By Sam Foster
Via Adirondack Daily Enterprise
The members of UNY TEA, the local Tea Party representing the North Country section of NYS, met the other day to organize a petition drive to put Doug Hoffman on the Republican ballot. While many debate the effectiveness of the Tea Party movement on the national scale, they do present a sizable campaign force and the 2010 elections may be the true litmus test to whether there is any political potency for future elections. NY's 23rd congressional district may be one of many epicenters for the Tea Party tale to bare fruit, their endorsement of Doug Hoffman pits them against local Republican political bosses as 9 out of 11 counties have swung for Matt Doheny.
The Adirondack Daily Enterprise interviewed Mark Barie, the leader of UNYTEA:
The Upstate New York Tea Party has endorsed Doug Hoffman, and its ability to gather signatures for him will be "a numerical litmus test" of its strength, according to UNYTEA Chairman Mark Barie. Candidates will need 1,250 signatures before the state's mid-July deadline to get on the ballot; UNYTEA's self-imposed deadline is June 30.
About 70 people came to a UNYTEA-hosted meeting at the Hotel Saranac Thursday evening. Barie's remarks were largely focused on advising the attendees on the petition drive and get-out-to-vote efforts. For example, Barie suggested members send out mailers to people in their communities with handwritten addresses, with handwritten "P.S." notes at the end of the form letters saying they have met Hoffman, to give it a more personal feel.
UNYTEA started last year and has more than 700 members. Hoffman is the first candidate the group has endorsed.
"This is a test, to see if we can help him," Barie said. He said UNYTEA will be holding more, similar events throughout the district in the upcoming weeks; they held one in Elizabethtown last week.
However, Barie said after the event, "whether (Hoffman) wins, loses, or draws, the Upstate New York Tea Party will live to fight another day."
Will UNYTEA bear fruit for the Hoffman campaign? Only time will tell, however, this many be the first election cycle in recent memory where right-wing organizers will likely be at work en masse.

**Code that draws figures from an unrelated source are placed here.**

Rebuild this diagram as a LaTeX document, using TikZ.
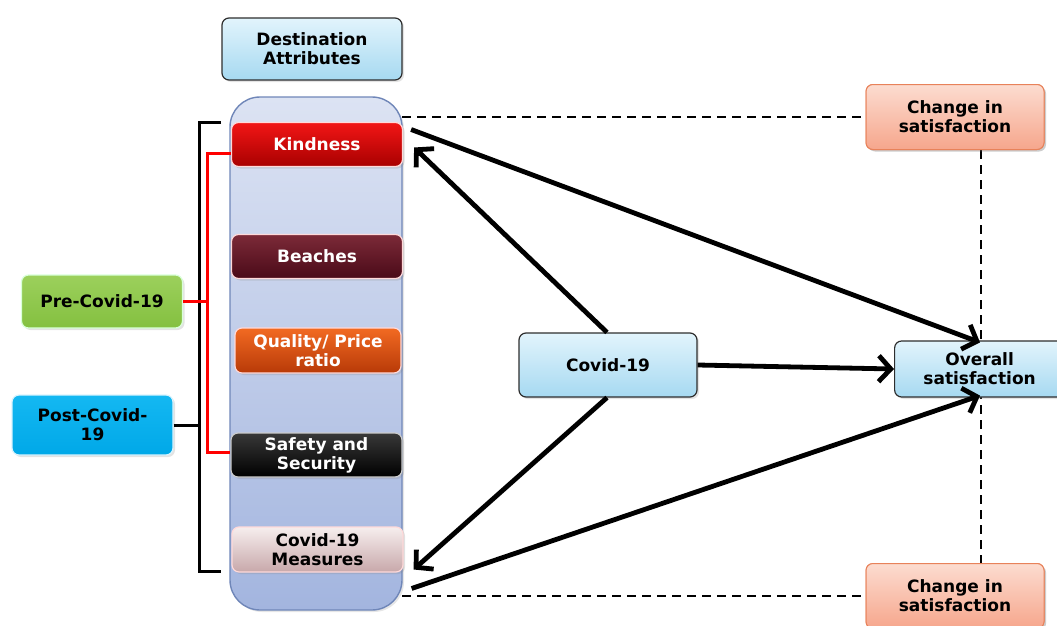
\documentclass[tikz,border=0pt]{standalone}
\usepackage{fontspec}
\setmainfont{DejaVu Sans}
\usetikzlibrary{arrows.meta,shadows}
\definecolor{boxline}{HTML}{2E2E2E}
\definecolor{colline}{HTML}{6F86B8}
\definecolor{coltop}{HTML}{DCE3F3}
\definecolor{colbot}{HTML}{A3B5DF}
\definecolor{skytop}{HTML}{E2F4FC}
\definecolor{skybot}{HTML}{A6D9F1}
\definecolor{chgline}{HTML}{E8825A}
\definecolor{chgtopc}{HTML}{FCDCD0}
\definecolor{chgbotc}{HTML}{F6A68C}
\definecolor{kindtop}{HTML}{F21616}
\definecolor{kindbot}{HTML}{A80000}
\definecolor{beachtop}{HTML}{7C2A38}
\definecolor{beachbot}{HTML}{4A0A18}
\definecolor{qualtop}{HTML}{F26A22}
\definecolor{qualbot}{HTML}{B83A08}
\definecolor{meastop}{HTML}{F6EEEE}
\definecolor{measbot}{HTML}{C8A8AA}
\definecolor{pretop}{HTML}{9CD05C}
\definecolor{prebot}{HTML}{84C040}
\definecolor{posttop}{HTML}{14B8F2}
\definecolor{postbot}{HTML}{00A8E8}
\tikzset{
  base/.style={rounded corners=7pt, align=center, font=\bfseries\fontsize{17}{19}\selectfont,
    inner sep=2pt, drop shadow={opacity=0.22, shadow xshift=2pt, shadow yshift=-2pt}},
  bluebox/.style={base, draw=boxline, line width=1.2pt, top color=skytop, bottom color=skybot, text=black},
  attr/.style={base, draw=white!85!red, line width=1.2pt, minimum width=171pt, minimum height=44pt, text=white},
  chg/.style={base, draw=chgline, line width=1pt, top color=chgtopc, bottom color=chgbotc, text=black,
    minimum width=178pt, minimum height=65pt},
  grp/.style={base, line width=1.2pt, text=black, minimum width=161pt},
  link/.style={line width=4.8pt, -{Straight Barb[length=12pt, width=26pt, line width=4.8pt]}},
  frame/.style={line width=2.2pt, dash pattern=on 9pt off 6pt},
  brk/.style={line width=3pt, line join=miter}
}
\begin{document}
\begin{tikzpicture}[x=1pt, y=-1pt]
\useasboundingbox (0,0) rectangle (1057,626);

% dashed frame behind everything
\node[chg] (chgtop) at (955,117) {Change in\\satisfaction};
\node[chg] (chgbot) at (955,596) {Change in\\satisfaction};
\coordinate (ftl) at (402,117);
\coordinate (fbl) at (402,596);
\draw[frame] (ftl) -- (chgtop.west);
\draw[frame] (fbl) -- (chgbot.west);
\draw[frame] (chgtop.south -| 981,0) -- (chgbot.north -| 981,0);
\node[chg] at (955,117) {Change in\\satisfaction};
\node[chg] at (955,596) {Change in\\satisfaction};

% attribute column
\node[rounded corners=30pt, draw=colline, line width=1.4pt, top color=coltop, bottom color=colbot,
  minimum width=172pt, minimum height=513pt, drop shadow={opacity=0.2, shadow xshift=2pt, shadow yshift=-2pt}] (col) at (316,353.5) {};
\node[bluebox, minimum width=180pt, minimum height=62pt] (dest) at (312,49) {Destination\\Attributes};

\node[attr, top color=kindtop, bottom color=kindbot] (kind) at (317,144.5) {Kindness};
\node[attr, top color=beachtop, bottom color=beachbot] (beach) at (317,256.5) {Beaches};
\node[attr, minimum width=166pt, minimum height=45pt, top color=qualtop, bottom color=qualbot] (qual) at (318,350.5) {Quality/ Price\\ratio};
\node[attr, draw=white!80!black, top color=black!78, bottom color=black] (safe) at (316.5,455) {Safety and\\Security};
\node[attr, minimum height=45pt, top color=meastop, bottom color=measbot, text=black] (meas) at (317.5,549.5) {Covid-19\\Measures};

% period groups
\node[grp, draw=white!85!green, top color=pretop, bottom color=prebot, minimum height=53pt] (pre) at (102,301.5) {Pre-Covid-19};
\node[grp, draw=white!85!cyan, top color=posttop, bottom color=postbot, minimum height=60pt] (post) at (92.5,425) {Post-Covid-\\19};

% brackets
\coordinate (bt) at (221,122);
\coordinate (bb) at (221,571);
\draw[brk, black] (bt) -- (199,122) -- (199,571) -- (bb);
\draw[brk, black] (post.east) -- (199,425);
\draw[brk, red] (kind.west |- 0,153) -- (207,153) -- (207,452) -- (safe.west |- 0,452);
\draw[brk, red] (pre.east) -- (207,301.5);

% model nodes
\node[bluebox, minimum width=178pt, minimum height=64pt] (cov) at (608,365) {Covid-19};
\node[bluebox, minimum width=170pt, minimum height=56pt, anchor=west] (over) at (894,369) {Overall\\satisfaction};

% effects
\draw[link] ([xshift=8pt,yshift=15pt]kind.east) -- ([xshift=86pt,yshift=-2pt]over.north west);
\draw[link] ([xshift=-1pt]cov.north) -- ([xshift=11pt,yshift=-3pt]kind.east);
\draw[link] (cov.east) -- (over.west);
\draw[link] ([xshift=-1pt]cov.south) -- ([xshift=10pt,yshift=-20pt]meas.east);
\draw[link] ([xshift=8pt,yshift=-39pt]meas.east) -- ([xshift=86pt,yshift=2pt]over.south west);
\end{tikzpicture}
\end{document}
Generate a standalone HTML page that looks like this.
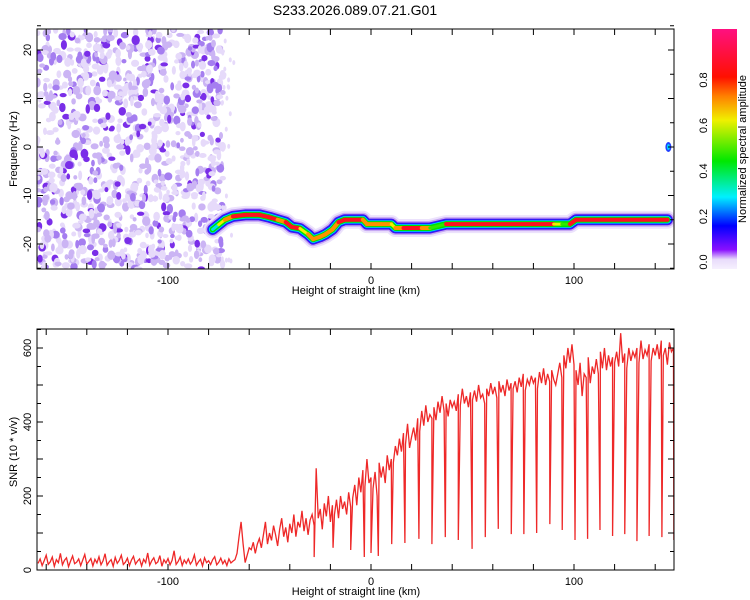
<!DOCTYPE html>
<html><head><meta charset="utf-8"><style>
body{margin:0;background:#fff;}
svg{display:block;font-family:"Liberation Sans",sans-serif;}
</style></head><body>
<svg id="s" width="750" height="600" viewBox="0 0 750 600">
<defs>
<linearGradient id="cb" x1="0" y1="1" x2="0" y2="0">
<stop offset="0" stop-color="#f6f0fe"/><stop offset="0.04" stop-color="#e8dcfb"/>
<stop offset="0.08" stop-color="#8a10ff"/><stop offset="0.18" stop-color="#0000ff"/>
<stop offset="0.3" stop-color="#00f0ff"/><stop offset="0.45" stop-color="#00e800"/>
<stop offset="0.62" stop-color="#f0f000"/><stop offset="0.72" stop-color="#ff8000"/>
<stop offset="0.8" stop-color="#ff1000"/><stop offset="1" stop-color="#ff1080"/>
</linearGradient>
<clipPath id="c1"><rect x="37" y="29" width="637" height="240"/></clipPath>
<clipPath id="c2"><rect x="37" y="329" width="637" height="241"/></clipPath>
</defs>
<text x="355" y="15" font-size="14" text-anchor="middle">S233.2026.089.07.21.G01</text>
<g id="top"></g>
<g id="bot"></g>
<rect x="712" y="29" width="25" height="240" fill="url(#cb)"/>
<g id="cbl"></g>
<text transform="translate(746,149) rotate(-90)" font-size="11" text-anchor="middle">Normalized spectral amplitude</text>
</svg>
<script>
// ---- data ----
const ridgeKm  = [-78,-75,-72,-68,-62,-55,-50,-46,-42,-39,-35,-31,-28.5,-25,-22.5,-19,-16,-13,-4,-2,5,10,12,16,25,29,33,37,40,80,90,94,98,101,146];
const ridgeHz  = [-17,-16,-15,-14.3,-14,-14,-14.5,-15,-15.5,-16.5,-16.8,-18,-19,-18.5,-18,-17,-15.5,-15,-15,-15.9,-15.9,-15.9,-16.7,-16.7,-16.7,-16.7,-16.3,-15.9,-15.9,-15.9,-15.9,-15.9,-15.9,-15,-15];
const ridgeAmp = [0.3,0.5,0.7,0.85,0.95,0.9,0.75,0.85,0.7,0.9,0.7,0.6,0.8,0.6,0.8,0.7,0.7,0.95,0.95,0.6,0.85,0.65,0.6,0.95,0.95,0.6,0.45,0.7,0.95,0.95,0.8,0.45,0.7,0.9,0.95];
const snrStartKm = -164;
const snrStepKm = 1;
const snrValues = [18,30,12,25,40,15,22,35,10,28,20,45,14,26,33,9,24,38,17,21,30,12,27,42,16,23,31,11,29,19,36,14,25,44,13,22,28,10,34,18,26,40,15,21,32,12,27,37,16,24,30,11,29,20,46,13,25,33,17,22,39,10,28,19,31,14,26,52,15,23,35,12,27,18,30,16,24,41,13,22,29,11,33,20,25,15,28,36,14,21,32,17,26,12,30,19,24,
28,45,90,130,70,20,40,60,
55,75,45,70,85,60,95,130,70,100,
80,120,95,65,110,140,90,115,75,125,
100,150,90,130,115,160,105,140,95,135,
150,120,275,140,165,110,180,145,200,130,
175,150,190,140,200,165,185,150,210,170,
195,230,175,250,210,270,225,300,235,250,
220,265,200,290,250,280,235,310,270,300,
290,335,310,355,320,370,340,395,330,360,
385,350,410,375,430,390,445,400,420,410,
440,405,455,425,470,430,450,415,460,440,
455,430,475,445,490,450,470,440,480,460,
485,455,500,465,475,450,490,470,505,475,
495,465,510,480,500,470,515,485,505,490,
510,480,520,495,530,485,515,500,525,505,
520,490,535,505,545,500,530,510,540,515,
500,530,560,520,580,545,600,560,610,555,
540,500,560,470,530,520,575,505,550,530,
570,530,590,545,600,540,580,550,575,560,
590,550,640,560,585,545,600,565,590,575,
600,560,620,570,595,580,610,565,600,580,
610,570,620,580,600,555,615,590,600];
const dipKm  = [-28,-18.7,-10,-3.3,0,3.6,10.2,16.7,23.6,30,36.6,43,49.8,56.3,62.7,69.1,75.3,81.6,88.1,94.2,100.5,106.7,112.8,119,125,131,137,143.3,149.2];
const dipSnr = [35,60,54,35,46,38,70,73,84,70,89,81,57,89,111,97,97,100,124,108,81,84,108,92,97,78,92,89,81];
const xTickLabels = [-100,0,100];
const cbTickLabels = ["0.0","0.2","0.4","0.6","0.8"];

// ---- axes ----
const NS="http://www.w3.org/2000/svg";
const X0=37,X1=674;
const xs=k=>371+(k)*2.03;
const yT=h=>147-h*4.85;
const yB=v=>570-v*0.37;
function mk(t,a,p){const e=document.createElementNS(NS,t);for(const k in a)e.setAttribute(k,a[k]);p.appendChild(e);return e;}
const topG=document.getElementById('top'),botG=document.getElementById('bot');

// noise texture (decorative background speckle) with seeded generator
let seed=12345;function rnd(){seed=(seed*1103515245+12345)%2147483648;return seed/2147483648;}
const ng=mk('g',{'clip-path':'url(#c1)'},topG);


for(let i=0;i<1100;i++){const x=37+rnd()*186,y=29+rnd()*240,r=rnd();
 const c=r<0.45?'#e6dafa':r<0.75?'#cbb4f4':r<0.9?'#a57ef0':'#7a2ee8';
 mk('ellipse',{cx:x,cy:y,rx:1.8+rnd()*2.5,ry:2+rnd()*3,fill:c},ng);}
for(let i=0;i<25;i++){const x=222+rnd()*12,y=29+rnd()*240;mk('ellipse',{cx:x,cy:y,rx:1.5,ry:2.5,fill:'#e6dafa'},ng);}

// ridge
function amp2col(a){if(a>=0.8)return '#ff1020';if(a>=0.7)return '#ff9000';if(a>=0.6)return '#f0f000';if(a>=0.45)return '#30e800';return '#00e0f0';}
const rg=mk('g',{'clip-path':'url(#c1)','stroke-linecap':'round','fill':'none'},topG);


const pts=ridgeKm.map((k,i)=>xs(k)+','+yT(ridgeHz[i])).join(' ');
[['#ece2fc',18],['#c6a8f4',14],['#4a10f0',11],['#0030ff',9],['#00d8ff',7.5],['#00e000',6]].forEach(([c,w])=>mk('polyline',{points:pts,stroke:c,'stroke-width':w,'stroke-linejoin':'round'},rg));
for(let i=0;i<ridgeKm.length-1;i++){const a=(ridgeAmp[i]+ridgeAmp[i+1])/2;
 const l=mk('line',{x1:xs(ridgeKm[i]),y1:yT(ridgeHz[i]),x2:xs(ridgeKm[i+1]),y2:yT(ridgeHz[i+1]),stroke:amp2col(a),'stroke-width':a>=0.7?4:3},rg);
 
 }
const bl=mk('ellipse',{cx:xs(146.5),cy:yT(0),rx:3,ry:5,fill:'#2040ff'},rg);


mk('ellipse',{cx:xs(146.5),cy:yT(0),rx:1.5,ry:3,fill:'#00d0ff'},rg);

// SNR line
const merged=snrValues.map((v,i)=>[snrStartKm+i*snrStepKm,v]);
dipKm.forEach((k,i)=>merged.push([k,dipSnr[i]]));
merged.sort((a,b)=>a[0]-b[0]);
const sl=mk('polyline',{points:merged.map(p=>xs(p[0])+','+yB(p[1])).join(' '),fill:'none',stroke:'#ee2828','stroke-width':1.3,'clip-path':'url(#c2)'},botG);



// frames & ticks
function frame(g,y0,y1,yticks,yfun,ymajor,xlab,ylab,yc){
 mk('rect',{x:X0,y:y0,width:X1-X0,height:y1-y0,fill:'none',stroke:'#000','stroke-width':1},g);
 for(let k=-160;k<=140;k+=20){const x=xs(k);
  mk('line',{x1:x,y1:y1,x2:x,y2:y1-6,stroke:'#000'},g);mk('line',{x1:x,y1:y0,x2:x,y2:y0+6,stroke:'#000'},g);}
 yticks.forEach(v=>{const y=yfun(v),L=(v%ymajor===0)?6:4;
  mk('line',{x1:X0,y1:y,x2:X0+L,y2:y,stroke:'#000'},g);mk('line',{x1:X1,y1:y,x2:X1-L,y2:y,stroke:'#000'},g);});
 xTickLabels.forEach(k=>{const t=mk('text',{x:xs(k),y:y1+15,'font-size':11,'text-anchor':'middle'},g);t.textContent=k;
  
  });
 const xt=mk('text',{x:356,y:y1+25,'font-size':11,'text-anchor':'middle'},g);xt.textContent=xlab;
 
 
 const yt=mk('text',{transform:`translate(17,${yc}) rotate(-90)`,'font-size':11,'text-anchor':'middle'},g);yt.textContent=ylab;
 
 
}
const tt=[];for(let h=-25;h<=25;h+=5)tt.push(h);
frame(topG,29,269,tt,yT,10,'Height of straight line (km)','Frequency (Hz)',149);
[-20,-10,0,10,20].forEach(h=>{const t=mk('text',{transform:`translate(31,${yT(h)}) rotate(-90)`,'font-size':11,'text-anchor':'middle'},topG);t.textContent=h;
 
 });
const bt=[];for(let v=0;v<=650;v+=50)bt.push(v);
frame(botG,329,570,bt,yB,100,'Height of straight line (km)','SNR (10 * v/v)',452);
[0,200,400,600].forEach(v=>{const t=mk('text',{transform:`translate(31,${yB(v)}) rotate(-90)`,'font-size':11,'text-anchor':'middle'},botG);t.textContent=v;
 
 });
// colorbar labels
const cbl=document.getElementById('cbl');
cbTickLabels.forEach((s,i)=>{const y=262-i*45.5;
 const t=mk('text',{transform:`translate(707,${y}) rotate(-90)`,'font-size':11,'text-anchor':'middle'},cbl);t.textContent=s;
 
 });
</script>
</body></html>
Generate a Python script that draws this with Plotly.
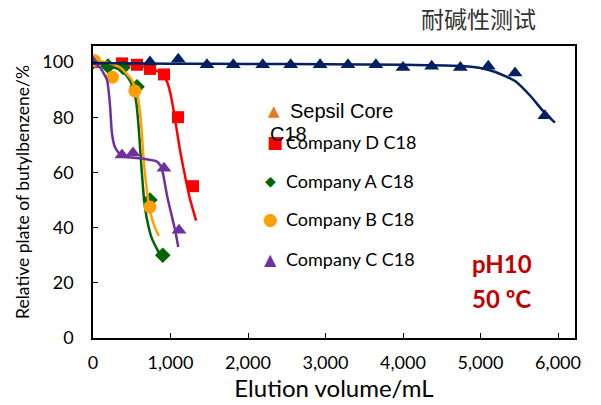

It will certainly be interesting to watch.
2 comments:
Hoffman barely lost in November of 2009 - and that was before Owens lied - health care passed and everyone found out that he really is a left wing Pelosi lover. I believe he'll win in 2010 without much problem; as long as all Right-Of-Center voters are together, and not divided.
The grassroots certainly over-rid the party bosses the last time. I suspect the same will happen again.
But I think that you are correct, Hoffman has all kinds of name recognition in a giant district. Plus, Bill Owens has a lot to answer for with his health care vote.